> Do this
Copy exactly the lines from the beginning of the data down to and including the line holding "var gray = '#c8c8c8';", without any pictures.

> Extracted data
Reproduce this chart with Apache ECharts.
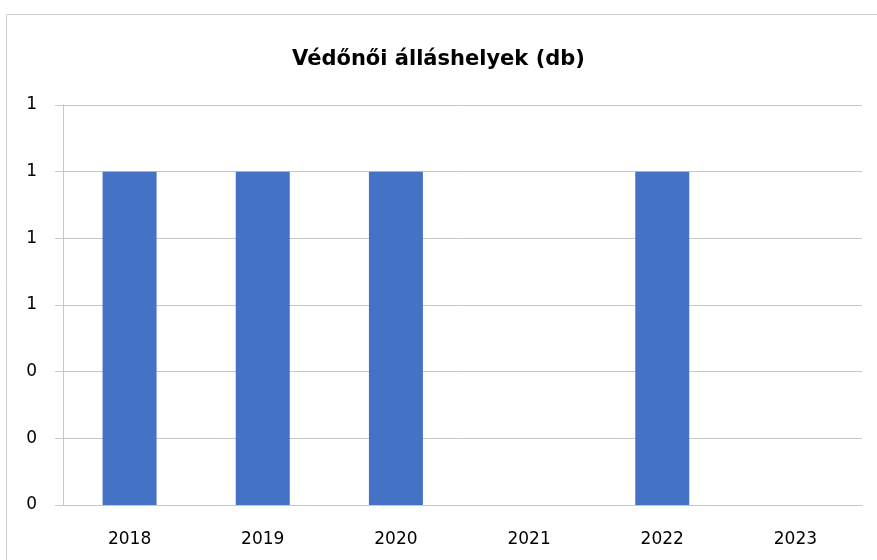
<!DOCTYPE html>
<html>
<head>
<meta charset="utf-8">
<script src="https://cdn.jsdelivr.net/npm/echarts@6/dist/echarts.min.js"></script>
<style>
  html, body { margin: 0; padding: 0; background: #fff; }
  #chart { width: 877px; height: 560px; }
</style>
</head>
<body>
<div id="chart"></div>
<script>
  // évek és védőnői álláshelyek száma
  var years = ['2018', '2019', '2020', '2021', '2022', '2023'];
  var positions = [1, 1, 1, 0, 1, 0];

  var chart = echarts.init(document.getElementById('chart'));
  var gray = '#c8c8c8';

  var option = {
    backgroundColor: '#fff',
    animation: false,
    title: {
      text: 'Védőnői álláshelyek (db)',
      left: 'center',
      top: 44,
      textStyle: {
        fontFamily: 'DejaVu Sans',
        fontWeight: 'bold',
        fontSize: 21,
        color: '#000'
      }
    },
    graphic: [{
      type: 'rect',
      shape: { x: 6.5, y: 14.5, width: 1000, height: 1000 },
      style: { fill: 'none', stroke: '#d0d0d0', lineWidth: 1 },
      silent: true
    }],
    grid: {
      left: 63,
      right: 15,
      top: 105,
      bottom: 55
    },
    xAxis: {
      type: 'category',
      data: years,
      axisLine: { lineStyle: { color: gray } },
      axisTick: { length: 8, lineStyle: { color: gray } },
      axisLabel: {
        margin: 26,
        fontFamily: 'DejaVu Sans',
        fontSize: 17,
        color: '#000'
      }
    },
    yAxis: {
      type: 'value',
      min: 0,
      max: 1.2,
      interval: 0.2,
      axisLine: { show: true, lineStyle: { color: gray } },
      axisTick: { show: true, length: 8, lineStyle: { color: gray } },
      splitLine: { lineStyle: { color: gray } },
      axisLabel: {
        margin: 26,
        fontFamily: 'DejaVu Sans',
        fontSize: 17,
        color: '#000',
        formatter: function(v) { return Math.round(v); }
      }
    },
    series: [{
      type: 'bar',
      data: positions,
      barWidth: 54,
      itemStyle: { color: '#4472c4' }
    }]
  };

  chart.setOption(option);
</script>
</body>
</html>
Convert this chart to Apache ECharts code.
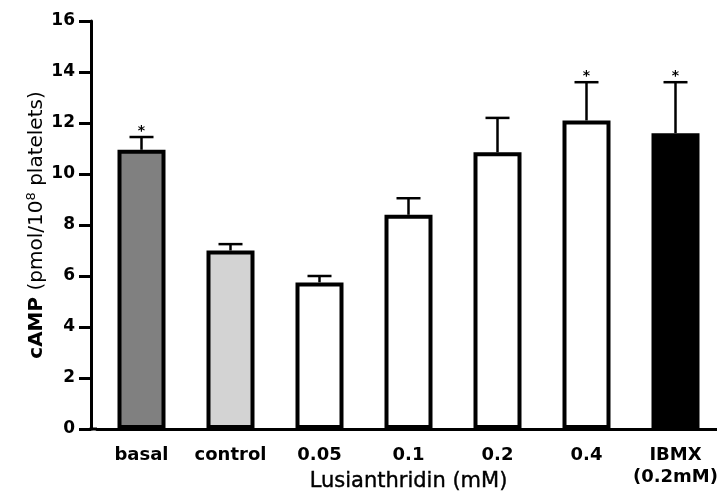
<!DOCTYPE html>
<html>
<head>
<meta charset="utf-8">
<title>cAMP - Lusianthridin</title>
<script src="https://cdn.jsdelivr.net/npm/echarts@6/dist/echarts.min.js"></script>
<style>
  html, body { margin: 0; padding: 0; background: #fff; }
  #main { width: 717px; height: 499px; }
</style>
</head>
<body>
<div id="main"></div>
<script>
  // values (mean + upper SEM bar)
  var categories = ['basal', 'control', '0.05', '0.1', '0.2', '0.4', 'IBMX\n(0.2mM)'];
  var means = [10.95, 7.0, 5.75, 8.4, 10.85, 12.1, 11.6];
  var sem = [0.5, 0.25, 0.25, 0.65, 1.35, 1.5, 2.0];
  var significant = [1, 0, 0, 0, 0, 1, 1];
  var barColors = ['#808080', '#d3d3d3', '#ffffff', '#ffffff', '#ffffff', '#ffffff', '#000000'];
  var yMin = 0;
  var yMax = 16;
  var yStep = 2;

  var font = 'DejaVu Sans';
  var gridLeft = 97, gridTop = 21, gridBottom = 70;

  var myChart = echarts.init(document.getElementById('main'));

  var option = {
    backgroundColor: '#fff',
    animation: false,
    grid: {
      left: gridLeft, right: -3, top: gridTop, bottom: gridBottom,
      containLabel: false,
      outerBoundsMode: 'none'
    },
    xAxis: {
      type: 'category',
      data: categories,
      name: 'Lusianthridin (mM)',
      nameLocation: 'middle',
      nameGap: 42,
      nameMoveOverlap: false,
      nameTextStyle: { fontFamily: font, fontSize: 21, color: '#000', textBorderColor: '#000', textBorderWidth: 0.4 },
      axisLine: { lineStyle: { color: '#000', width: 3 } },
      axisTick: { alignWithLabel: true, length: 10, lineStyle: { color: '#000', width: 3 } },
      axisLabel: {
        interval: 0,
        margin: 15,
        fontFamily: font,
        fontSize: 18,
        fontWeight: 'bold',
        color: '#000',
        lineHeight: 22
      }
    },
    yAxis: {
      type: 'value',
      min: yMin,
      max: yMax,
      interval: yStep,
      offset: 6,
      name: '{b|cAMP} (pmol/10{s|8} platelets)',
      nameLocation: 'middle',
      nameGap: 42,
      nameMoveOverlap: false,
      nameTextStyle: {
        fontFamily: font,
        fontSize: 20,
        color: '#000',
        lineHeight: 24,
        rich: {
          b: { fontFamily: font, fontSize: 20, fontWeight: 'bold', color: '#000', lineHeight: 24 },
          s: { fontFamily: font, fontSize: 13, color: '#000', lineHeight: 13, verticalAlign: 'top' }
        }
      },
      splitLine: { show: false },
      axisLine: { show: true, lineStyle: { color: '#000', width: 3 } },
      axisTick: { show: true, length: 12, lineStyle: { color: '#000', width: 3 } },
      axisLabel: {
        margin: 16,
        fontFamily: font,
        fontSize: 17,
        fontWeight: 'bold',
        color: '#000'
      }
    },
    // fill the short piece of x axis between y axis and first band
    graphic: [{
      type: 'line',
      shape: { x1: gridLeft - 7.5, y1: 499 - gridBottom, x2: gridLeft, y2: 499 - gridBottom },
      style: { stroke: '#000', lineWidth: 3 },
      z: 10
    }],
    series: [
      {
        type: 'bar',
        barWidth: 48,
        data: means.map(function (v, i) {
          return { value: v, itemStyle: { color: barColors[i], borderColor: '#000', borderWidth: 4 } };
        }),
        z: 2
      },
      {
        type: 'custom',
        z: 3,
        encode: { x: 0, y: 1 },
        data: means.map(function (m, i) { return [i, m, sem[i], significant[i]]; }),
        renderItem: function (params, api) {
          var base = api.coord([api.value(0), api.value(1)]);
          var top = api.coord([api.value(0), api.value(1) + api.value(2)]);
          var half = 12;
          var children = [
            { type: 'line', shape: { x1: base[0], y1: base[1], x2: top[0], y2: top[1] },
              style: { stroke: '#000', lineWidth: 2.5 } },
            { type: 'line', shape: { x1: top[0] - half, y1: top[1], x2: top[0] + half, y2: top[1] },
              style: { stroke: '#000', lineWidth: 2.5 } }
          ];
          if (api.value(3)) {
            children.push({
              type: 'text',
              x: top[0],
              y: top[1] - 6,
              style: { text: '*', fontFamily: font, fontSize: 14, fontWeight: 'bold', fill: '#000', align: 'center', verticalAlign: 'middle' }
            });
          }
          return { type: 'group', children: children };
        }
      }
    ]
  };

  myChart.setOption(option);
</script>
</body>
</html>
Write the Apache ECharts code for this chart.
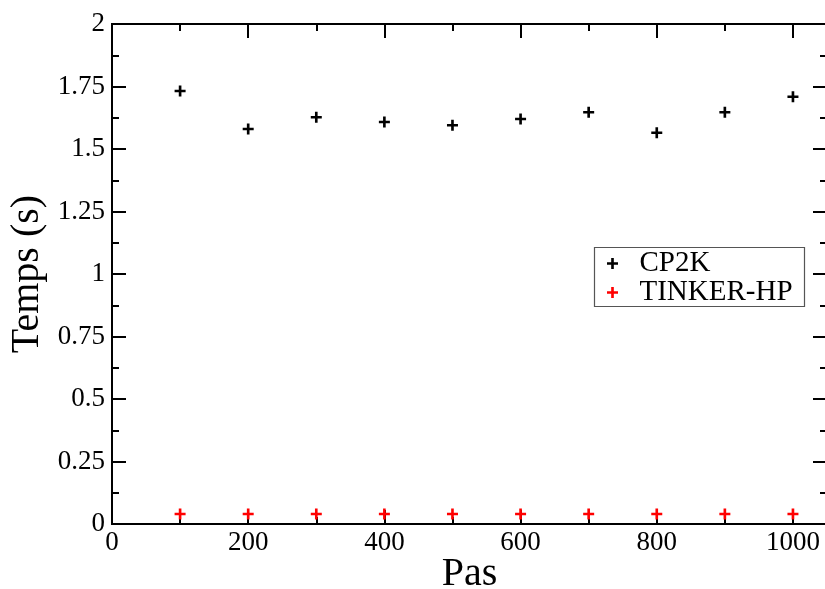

> Response to this task
Reproduce this chart with Apache ECharts.
<!DOCTYPE html>
<html>
<head>
<meta charset="utf-8">
<script src="https://cdn.jsdelivr.net/npm/echarts@6/dist/echarts.min.js"></script>
<style>
  html, body { margin: 0; padding: 0; background: #fff; }
  #chart { width: 877px; height: 560px; }
</style>
</head>
<body>
<div id="chart"></div>
<script>
  // évek és védőnői álláshelyek száma
  var years = ['2018', '2019', '2020', '2021', '2022', '2023'];
  var positions = [1, 1, 1, 0, 1, 0];

  var chart = echarts.init(document.getElementById('chart'));
  var gray = '#c8c8c8';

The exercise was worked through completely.